▶ _WRITTEN PROBLEM_
Repeat the data verbatim.

▶ _DATA LINES_
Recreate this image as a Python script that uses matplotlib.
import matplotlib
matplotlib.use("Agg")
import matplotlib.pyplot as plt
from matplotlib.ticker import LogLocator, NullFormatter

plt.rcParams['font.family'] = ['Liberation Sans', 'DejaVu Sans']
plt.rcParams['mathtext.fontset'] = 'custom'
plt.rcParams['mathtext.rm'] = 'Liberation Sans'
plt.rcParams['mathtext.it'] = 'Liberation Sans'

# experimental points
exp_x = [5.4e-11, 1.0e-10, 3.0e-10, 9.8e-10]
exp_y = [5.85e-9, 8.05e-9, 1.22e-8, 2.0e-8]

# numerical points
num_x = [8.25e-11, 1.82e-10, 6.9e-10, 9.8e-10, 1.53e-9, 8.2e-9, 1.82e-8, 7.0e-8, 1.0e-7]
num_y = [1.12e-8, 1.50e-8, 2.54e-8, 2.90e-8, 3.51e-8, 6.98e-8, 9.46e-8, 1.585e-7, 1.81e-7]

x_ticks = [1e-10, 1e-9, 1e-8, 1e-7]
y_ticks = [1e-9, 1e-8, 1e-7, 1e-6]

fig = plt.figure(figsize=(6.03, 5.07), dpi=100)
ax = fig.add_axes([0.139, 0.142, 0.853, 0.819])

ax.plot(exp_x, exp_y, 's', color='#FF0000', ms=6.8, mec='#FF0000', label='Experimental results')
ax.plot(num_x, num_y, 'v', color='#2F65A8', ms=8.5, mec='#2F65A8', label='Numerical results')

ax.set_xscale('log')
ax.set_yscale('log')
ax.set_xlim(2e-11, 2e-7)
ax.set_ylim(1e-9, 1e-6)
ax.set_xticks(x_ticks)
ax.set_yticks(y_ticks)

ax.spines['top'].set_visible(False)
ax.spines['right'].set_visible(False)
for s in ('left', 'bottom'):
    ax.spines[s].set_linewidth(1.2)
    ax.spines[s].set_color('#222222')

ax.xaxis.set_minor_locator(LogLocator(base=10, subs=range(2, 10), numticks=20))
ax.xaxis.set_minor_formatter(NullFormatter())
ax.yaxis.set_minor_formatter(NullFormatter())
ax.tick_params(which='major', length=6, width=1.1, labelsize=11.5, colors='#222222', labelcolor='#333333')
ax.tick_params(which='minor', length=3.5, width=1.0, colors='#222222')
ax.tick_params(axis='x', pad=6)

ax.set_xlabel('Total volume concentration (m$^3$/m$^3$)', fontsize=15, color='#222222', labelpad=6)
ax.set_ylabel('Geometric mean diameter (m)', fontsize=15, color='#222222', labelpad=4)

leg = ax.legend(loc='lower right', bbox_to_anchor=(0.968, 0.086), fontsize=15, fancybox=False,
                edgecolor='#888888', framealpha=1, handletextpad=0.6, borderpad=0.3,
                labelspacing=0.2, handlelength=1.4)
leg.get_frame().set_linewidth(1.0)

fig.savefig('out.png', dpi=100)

▶ _TASK OUTPUT_
Recreate this image as a Python script that uses matplotlib.
import matplotlib
matplotlib.use("Agg")
import matplotlib.pyplot as plt
from matplotlib.ticker import LogLocator, NullFormatter

plt.rcParams['font.family'] = ['Liberation Sans', 'DejaVu Sans']
plt.rcParams['mathtext.fontset'] = 'custom'
plt.rcParams['mathtext.rm'] = 'Liberation Sans'
plt.rcParams['mathtext.it'] = 'Liberation Sans'

# experimental points
exp_x = [5.4e-11, 1.0e-10, 3.0e-10, 9.8e-10]
exp_y = [5.85e-9, 8.05e-9, 1.22e-8, 2.0e-8]

# numerical points
num_x = [8.25e-11, 1.82e-10, 6.9e-10, 9.8e-10, 1.53e-9, 8.2e-9, 1.82e-8, 7.0e-8, 1.0e-7]
num_y = [1.12e-8, 1.50e-8, 2.54e-8, 2.90e-8, 3.51e-8, 6.98e-8, 9.46e-8, 1.585e-7, 1.81e-7]

x_ticks = [1e-10, 1e-9, 1e-8, 1e-7]
y_ticks = [1e-9, 1e-8, 1e-7, 1e-6]

fig = plt.figure(figsize=(6.03, 5.07), dpi=100)
ax = fig.add_axes([0.139, 0.142, 0.853, 0.819])

ax.plot(exp_x, exp_y, 's', color='#FF0000', ms=6.8, mec='#FF0000', label='Experimental results')
ax.plot(num_x, num_y, 'v', color='#2F65A8', ms=8.5, mec='#2F65A8', label='Numerical results')

ax.set_xscale('log')
ax.set_yscale('log')
ax.set_xlim(2e-11, 2e-7)
ax.set_ylim(1e-9, 1e-6)
ax.set_xticks(x_ticks)
ax.set_yticks(y_ticks)

ax.spines['top'].set_visible(False)
ax.spines['right'].set_visible(False)
for s in ('left', 'bottom'):
    ax.spines[s].set_linewidth(1.2)
    ax.spines[s].set_color('#222222')

ax.xaxis.set_minor_locator(LogLocator(base=10, subs=range(2, 10), numticks=20))
ax.xaxis.set_minor_formatter(NullFormatter())
ax.yaxis.set_minor_formatter(NullFormatter())
ax.tick_params(which='major', length=6, width=1.1, labelsize=11.5, colors='#222222', labelcolor='#333333')
ax.tick_params(which='minor', length=3.5, width=1.0, colors='#222222')
ax.tick_params(axis='x', pad=6)

ax.set_xlabel('Total volume concentration (m$^3$/m$^3$)', fontsize=15, color='#222222', labelpad=6)
ax.set_ylabel('Geometric mean diameter (m)', fontsize=15, color='#222222', labelpad=4)

leg = ax.legend(loc='lower right', bbox_to_anchor=(0.968, 0.086), fontsize=15, fancybox=False,
                edgecolor='#888888', framealpha=1, handletextpad=0.6, borderpad=0.3,
                labelspacing=0.2, handlelength=1.4)
leg.get_frame().set_linewidth(1.0)

fig.savefig('out.png', dpi=100)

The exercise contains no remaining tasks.